This young lady is sitting on her back in my Microsoft SkyDrive Account. As you’ve probably guessed, she’s wearing nothing.

And if you can find the full version of her picture (taken this morning from the front page of sex.com), you’ll see a lot more of her. In fact, “what-is-pornography” debates notwithstanding, I’m pretty sure that the image I’ve buried in SkyDrive would be viewed in most places, by most people, as “obscene” (butt-uncovering disclaimer: there are, of course, others who would see it as “art”).

The full-frontal nudity version of that picture isn’t just in my Microsoft SkyDrive account; it’s in the public folder. That being the case, if you had the file’s very long URL you could see it. You’re exceedingly unlikely to find the picture unless I give you that URL, though, and I can’t even give you a link directly to it; instead, to share a SkyDrive-hosted file you have to embed the URL in a web page, like this:

<iframe src=”https://skydrive.live.com/embed?cid=###CECBEC223B34B&amp;resid=###CECBEC223B34B%21183&amp;authkey=AXxxxxHQTzkiu7s” frameborder=”0″ scrolling=”no” width=”98″ height=”120″></iframe>

I’ve replaced certain characters from the URL with characters that will prevent you from getting to the image. I’ve also messed up a couple of others. With that said: go ahead and try. And hey, Microsoft: that challenge applies ESPECIALLY to you.

Here’s why this all matters:

As this article points out, it seems that just as Microsoft has decided to get serious about The Cloud, social media, storage, and keeping you on Microsoft-owned web sites as much as possible, it’s also decided to be your not-at-all-personal censor. Short story: according to Microsoft’s terms of service for SkyDrive, keeping ANYTHING on SkyDrive that depicts nudity of any sort is verboten. Period.

I don’t have a problem with that at a pure business level. See my disclaimer above? Here in the United States, where we have a constitutional-but-ultimately-hard-to-define-right to “free speech“, the legal precedent that determines what “pornography” is has to do with the mores of the community where the material is being distributed and/or viewed. Some communities will see certain things as pornography, others will see the same thing as art (disclaimer #2: I am not an attorney).

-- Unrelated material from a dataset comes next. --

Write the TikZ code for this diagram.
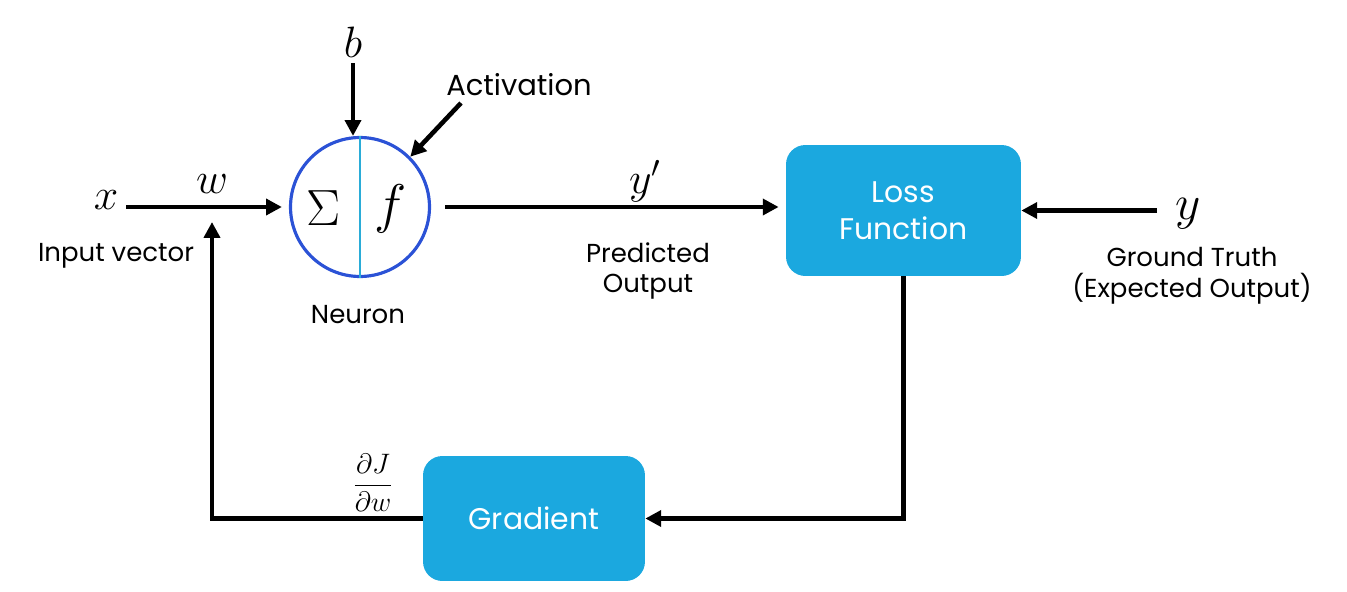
\documentclass[tikz,border=0pt]{standalone}
\usepackage{fix-cm}
\usepackage{fontspec}
\setmainfont{Poppins}
\usetikzlibrary{arrows.meta}
\definecolor{boxblue}{HTML}{1BA8DF}
\definecolor{ringblue}{HTML}{2B52D6}
\definecolor{divcyan}{HTML}{2AACD8}
\tikzset{
  arr/.style={line width=2.6pt,-{Triangle[length=9pt,width=9pt]}},
  lbl/.style={font=\fontsize{14.8}{17.5}\selectfont,align=center},
  sym/.style={font=\fontsize{25}{30}\selectfont},
  blockbox/.style={fill=boxblue,rounded corners=11pt,text=white,
    font=\fontsize{17}{21}\selectfont,align=center}
}
\begin{document}
\begin{tikzpicture}[x=0.02cm,y=-0.02cm]
  \useasboundingbox (0,0) rectangle (1347,592);
  % neuron
  \node[circle,draw=ringblue,line width=1.8pt,minimum size=2.78cm] (neuron) at (360,207) {};
  \draw[divcyan,line width=1pt] (neuron.north) -- (neuron.south);
  \node[font=\fontsize{29}{34}\selectfont] (sum) at (324,208) {$\Sigma$};
  \node[font=\fontsize{31}{36}\selectfont] (fn) at (391,209) {$f$};
  \node[lbl] (neuronlbl) at (358,315) {Neuron};
  % inputs
  \node[sym] (xin) at (106,200) {$x$};
  \node[sym] (w) at (212,184) {$w$};
  \node[sym] (b) at (353,42) {$b$};
  \node[lbl] (inputlbl) at (116,256) {Input vector};
  \node[lbl,font=\fontsize{16.5}{20}\selectfont] (actlbl) at (519,85) {Activation};
  \coordinate (actstart) at (461,103);
  \draw[arr] (xin.east |- neuron.west) -- (neuron.west) [shorten <=1pt,shorten >=4pt];
  \draw[arr] (b) -- (b |- neuron.north);
  \draw[arr] (actstart) -- (neuron.45);
  % blocks
  \node[blockbox,minimum width=4.7cm,minimum height=2.62cm] (loss) at (903.5,210.5) {Loss\\Function};
  \node[blockbox,minimum width=4.44cm,minimum height=2.5cm] (grad) at (534,518.5) {Gradient};
  % output side
  \node[sym] (ypred) at (645,181) {$y'$};
  \node[lbl] (predlbl) at (648,271) {Predicted\\Output};
  \node[sym,font=\fontsize{28}{32}\selectfont] (ytrue) at (1188,214) {$y$};
  \node[lbl] (truthlbl) at (1192,276) {Ground Truth\\(Expected Output)};
  \coordinate (ystart) at (1157,210.5);
  \draw[arr] (neuron.east) -- (neuron.east -| loss.west) [shorten <=8pt,shorten >=4pt];
  \draw[arr] (ystart) -- (loss.east);
  % feedback loop
  \coordinate (wtip) at (212,222);
  \draw[arr] (loss.south) |- (grad.east);
  \draw[arr] (grad.west) -| (wtip);
  \node[font=\fontsize{16}{19}\selectfont] (dJdw) at (373,483) {$\displaystyle\frac{\partial J}{\partial w}$};
\end{tikzpicture}
\end{document}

Microsoft, not wanting to be involved in that debate here in the USA, and certainly not wanting it in places where the rules are much more restrictive, has made the business decision of just not allowing anything remotely controversial to be so much as stored on any of their servers, or within any of their cloud services.

Or, Microsoft is practicing censorship.

It was over three years ago that I first called out the issue of censorship in business change. I’ve talked about it several times since; in general I believe that “Thou Shalt Not Censor” is the most useful approach to take anytime there’s even a hint of coopetition in the mix, and I believe that Apple’s position regarding racy content in iTunes Store Apps is a very bad decision. But censorship might be called for by multinational corporations playing defense against potential lawsuits.

So much as it pains me to say so, the problem in Microsoft’s position isn’t the censorship itself so much as the privacy implications of that policy. What IS Privacy, really? How will Microsoft know that I have something “naughty” in there? Are they intercepting information their users send out? Are they scanning your files looking for pornography/nudity? HOW CAN THE MICROSOFT PORNOGRAPHY PROSCRIPTION BE ENFORCED, OTHERWISE?

Again, I haven’t pointed you at the actual naughty item I’ve buried in my Microsoft SkyDrive account, so I’m interested to see whether Microsoft finds it, and what actions they take if and when they do.

It’s hard for big companies to write Terms of Service. Dropbox’s TOS document is a little sketchy, and TwitPic’s TOS is unconscionable. Microsoft? Just plain walking on thin ice telling users what they can store in SkyDrive; there are too many other options to risk this.